### Collected data ###
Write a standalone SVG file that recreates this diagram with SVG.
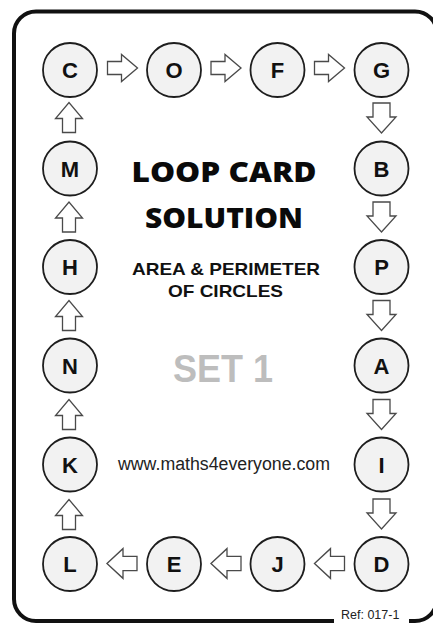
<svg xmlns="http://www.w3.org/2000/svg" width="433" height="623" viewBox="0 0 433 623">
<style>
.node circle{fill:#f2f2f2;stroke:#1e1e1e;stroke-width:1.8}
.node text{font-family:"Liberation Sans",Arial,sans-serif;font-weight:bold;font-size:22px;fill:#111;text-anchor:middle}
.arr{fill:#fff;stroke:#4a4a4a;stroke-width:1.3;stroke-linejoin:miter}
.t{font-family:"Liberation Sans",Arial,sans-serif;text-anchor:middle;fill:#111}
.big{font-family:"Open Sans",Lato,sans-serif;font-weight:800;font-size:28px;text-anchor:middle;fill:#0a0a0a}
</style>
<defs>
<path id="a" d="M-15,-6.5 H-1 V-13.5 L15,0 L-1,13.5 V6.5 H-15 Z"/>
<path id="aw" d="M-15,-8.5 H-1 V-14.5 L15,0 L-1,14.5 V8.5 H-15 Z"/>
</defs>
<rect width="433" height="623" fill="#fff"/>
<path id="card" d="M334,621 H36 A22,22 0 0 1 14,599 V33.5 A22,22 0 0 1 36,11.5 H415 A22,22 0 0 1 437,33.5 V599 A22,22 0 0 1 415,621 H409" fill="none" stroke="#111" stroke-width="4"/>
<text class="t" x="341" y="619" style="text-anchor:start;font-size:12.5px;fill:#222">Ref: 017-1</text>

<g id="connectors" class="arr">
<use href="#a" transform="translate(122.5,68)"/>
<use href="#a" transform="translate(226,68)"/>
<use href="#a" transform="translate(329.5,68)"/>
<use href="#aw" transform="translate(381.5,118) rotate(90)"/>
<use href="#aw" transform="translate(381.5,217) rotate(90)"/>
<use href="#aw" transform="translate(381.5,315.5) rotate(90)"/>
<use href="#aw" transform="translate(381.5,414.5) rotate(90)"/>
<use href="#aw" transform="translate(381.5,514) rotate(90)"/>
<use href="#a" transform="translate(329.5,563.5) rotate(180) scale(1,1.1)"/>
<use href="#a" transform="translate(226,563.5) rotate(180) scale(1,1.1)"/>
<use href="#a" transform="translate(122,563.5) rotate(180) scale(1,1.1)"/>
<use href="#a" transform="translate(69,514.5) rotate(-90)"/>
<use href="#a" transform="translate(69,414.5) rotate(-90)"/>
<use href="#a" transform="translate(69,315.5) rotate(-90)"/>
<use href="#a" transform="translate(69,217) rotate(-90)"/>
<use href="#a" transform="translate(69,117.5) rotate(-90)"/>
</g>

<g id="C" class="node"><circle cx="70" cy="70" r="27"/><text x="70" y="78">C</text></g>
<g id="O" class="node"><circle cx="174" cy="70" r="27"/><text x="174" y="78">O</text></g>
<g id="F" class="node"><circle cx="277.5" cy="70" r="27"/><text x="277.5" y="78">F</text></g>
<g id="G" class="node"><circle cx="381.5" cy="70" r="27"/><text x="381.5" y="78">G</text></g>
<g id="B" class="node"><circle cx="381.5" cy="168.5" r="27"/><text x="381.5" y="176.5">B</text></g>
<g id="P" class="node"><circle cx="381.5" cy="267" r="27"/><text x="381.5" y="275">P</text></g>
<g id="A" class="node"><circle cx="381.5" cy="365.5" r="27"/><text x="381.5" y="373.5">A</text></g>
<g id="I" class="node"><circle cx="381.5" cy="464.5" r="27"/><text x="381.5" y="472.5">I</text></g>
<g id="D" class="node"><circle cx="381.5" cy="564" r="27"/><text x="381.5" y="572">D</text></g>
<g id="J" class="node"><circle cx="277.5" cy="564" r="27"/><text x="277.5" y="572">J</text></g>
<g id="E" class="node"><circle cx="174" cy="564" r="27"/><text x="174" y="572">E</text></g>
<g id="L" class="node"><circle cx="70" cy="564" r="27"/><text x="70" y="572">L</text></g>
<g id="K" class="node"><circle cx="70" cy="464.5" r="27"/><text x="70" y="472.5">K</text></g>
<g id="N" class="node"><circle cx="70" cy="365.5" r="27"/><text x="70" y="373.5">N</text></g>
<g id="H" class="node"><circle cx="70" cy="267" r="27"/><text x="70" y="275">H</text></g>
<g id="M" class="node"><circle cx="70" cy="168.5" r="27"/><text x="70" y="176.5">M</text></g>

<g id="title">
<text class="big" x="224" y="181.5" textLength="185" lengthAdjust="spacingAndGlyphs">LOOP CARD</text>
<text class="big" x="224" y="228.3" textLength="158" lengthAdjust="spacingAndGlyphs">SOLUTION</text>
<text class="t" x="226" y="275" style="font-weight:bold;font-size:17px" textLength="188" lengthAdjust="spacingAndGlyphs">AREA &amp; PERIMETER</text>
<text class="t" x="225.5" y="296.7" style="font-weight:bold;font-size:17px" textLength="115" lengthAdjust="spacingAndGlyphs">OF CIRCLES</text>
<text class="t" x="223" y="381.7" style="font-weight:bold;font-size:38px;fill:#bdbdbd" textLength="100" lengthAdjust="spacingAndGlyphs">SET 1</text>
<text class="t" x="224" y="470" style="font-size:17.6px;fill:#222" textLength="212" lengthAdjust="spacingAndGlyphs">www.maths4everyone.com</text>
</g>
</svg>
###
Repeat the full listing above exactly, with no pictures in the copy.

Exercise answer |
Write a standalone SVG file that recreates this diagram with SVG.
<svg xmlns="http://www.w3.org/2000/svg" width="433" height="623" viewBox="0 0 433 623">
<style>
.node circle{fill:#f2f2f2;stroke:#1e1e1e;stroke-width:1.8}
.node text{font-family:"Liberation Sans",Arial,sans-serif;font-weight:bold;font-size:22px;fill:#111;text-anchor:middle}
.arr{fill:#fff;stroke:#4a4a4a;stroke-width:1.3;stroke-linejoin:miter}
.t{font-family:"Liberation Sans",Arial,sans-serif;text-anchor:middle;fill:#111}
.big{font-family:"Open Sans",Lato,sans-serif;font-weight:800;font-size:28px;text-anchor:middle;fill:#0a0a0a}
</style>
<defs>
<path id="a" d="M-15,-6.5 H-1 V-13.5 L15,0 L-1,13.5 V6.5 H-15 Z"/>
<path id="aw" d="M-15,-8.5 H-1 V-14.5 L15,0 L-1,14.5 V8.5 H-15 Z"/>
</defs>
<rect width="433" height="623" fill="#fff"/>
<path id="card" d="M334,621 H36 A22,22 0 0 1 14,599 V33.5 A22,22 0 0 1 36,11.5 H415 A22,22 0 0 1 437,33.5 V599 A22,22 0 0 1 415,621 H409" fill="none" stroke="#111" stroke-width="4"/>
<text class="t" x="341" y="619" style="text-anchor:start;font-size:12.5px;fill:#222">Ref: 017-1</text>

<g id="connectors" class="arr">
<use href="#a" transform="translate(122.5,68)"/>
<use href="#a" transform="translate(226,68)"/>
<use href="#a" transform="translate(329.5,68)"/>
<use href="#aw" transform="translate(381.5,118) rotate(90)"/>
<use href="#aw" transform="translate(381.5,217) rotate(90)"/>
<use href="#aw" transform="translate(381.5,315.5) rotate(90)"/>
<use href="#aw" transform="translate(381.5,414.5) rotate(90)"/>
<use href="#aw" transform="translate(381.5,514) rotate(90)"/>
<use href="#a" transform="translate(329.5,563.5) rotate(180) scale(1,1.1)"/>
<use href="#a" transform="translate(226,563.5) rotate(180) scale(1,1.1)"/>
<use href="#a" transform="translate(122,563.5) rotate(180) scale(1,1.1)"/>
<use href="#a" transform="translate(69,514.5) rotate(-90)"/>
<use href="#a" transform="translate(69,414.5) rotate(-90)"/>
<use href="#a" transform="translate(69,315.5) rotate(-90)"/>
<use href="#a" transform="translate(69,217) rotate(-90)"/>
<use href="#a" transform="translate(69,117.5) rotate(-90)"/>
</g>

<g id="C" class="node"><circle cx="70" cy="70" r="27"/><text x="70" y="78">C</text></g>
<g id="O" class="node"><circle cx="174" cy="70" r="27"/><text x="174" y="78">O</text></g>
<g id="F" class="node"><circle cx="277.5" cy="70" r="27"/><text x="277.5" y="78">F</text></g>
<g id="G" class="node"><circle cx="381.5" cy="70" r="27"/><text x="381.5" y="78">G</text></g>
<g id="B" class="node"><circle cx="381.5" cy="168.5" r="27"/><text x="381.5" y="176.5">B</text></g>
<g id="P" class="node"><circle cx="381.5" cy="267" r="27"/><text x="381.5" y="275">P</text></g>
<g id="A" class="node"><circle cx="381.5" cy="365.5" r="27"/><text x="381.5" y="373.5">A</text></g>
<g id="I" class="node"><circle cx="381.5" cy="464.5" r="27"/><text x="381.5" y="472.5">I</text></g>
<g id="D" class="node"><circle cx="381.5" cy="564" r="27"/><text x="381.5" y="572">D</text></g>
<g id="J" class="node"><circle cx="277.5" cy="564" r="27"/><text x="277.5" y="572">J</text></g>
<g id="E" class="node"><circle cx="174" cy="564" r="27"/><text x="174" y="572">E</text></g>
<g id="L" class="node"><circle cx="70" cy="564" r="27"/><text x="70" y="572">L</text></g>
<g id="K" class="node"><circle cx="70" cy="464.5" r="27"/><text x="70" y="472.5">K</text></g>
<g id="N" class="node"><circle cx="70" cy="365.5" r="27"/><text x="70" y="373.5">N</text></g>
<g id="H" class="node"><circle cx="70" cy="267" r="27"/><text x="70" y="275">H</text></g>
<g id="M" class="node"><circle cx="70" cy="168.5" r="27"/><text x="70" y="176.5">M</text></g>

<g id="title">
<text class="big" x="224" y="181.5" textLength="185" lengthAdjust="spacingAndGlyphs">LOOP CARD</text>
<text class="big" x="224" y="228.3" textLength="158" lengthAdjust="spacingAndGlyphs">SOLUTION</text>
<text class="t" x="226" y="275" style="font-weight:bold;font-size:17px" textLength="188" lengthAdjust="spacingAndGlyphs">AREA &amp; PERIMETER</text>
<text class="t" x="225.5" y="296.7" style="font-weight:bold;font-size:17px" textLength="115" lengthAdjust="spacingAndGlyphs">OF CIRCLES</text>
<text class="t" x="223" y="381.7" style="font-weight:bold;font-size:38px;fill:#bdbdbd" textLength="100" lengthAdjust="spacingAndGlyphs">SET 1</text>
<text class="t" x="224" y="470" style="font-size:17.6px;fill:#222" textLength="212" lengthAdjust="spacingAndGlyphs">www.maths4everyone.com</text>
</g>
</svg>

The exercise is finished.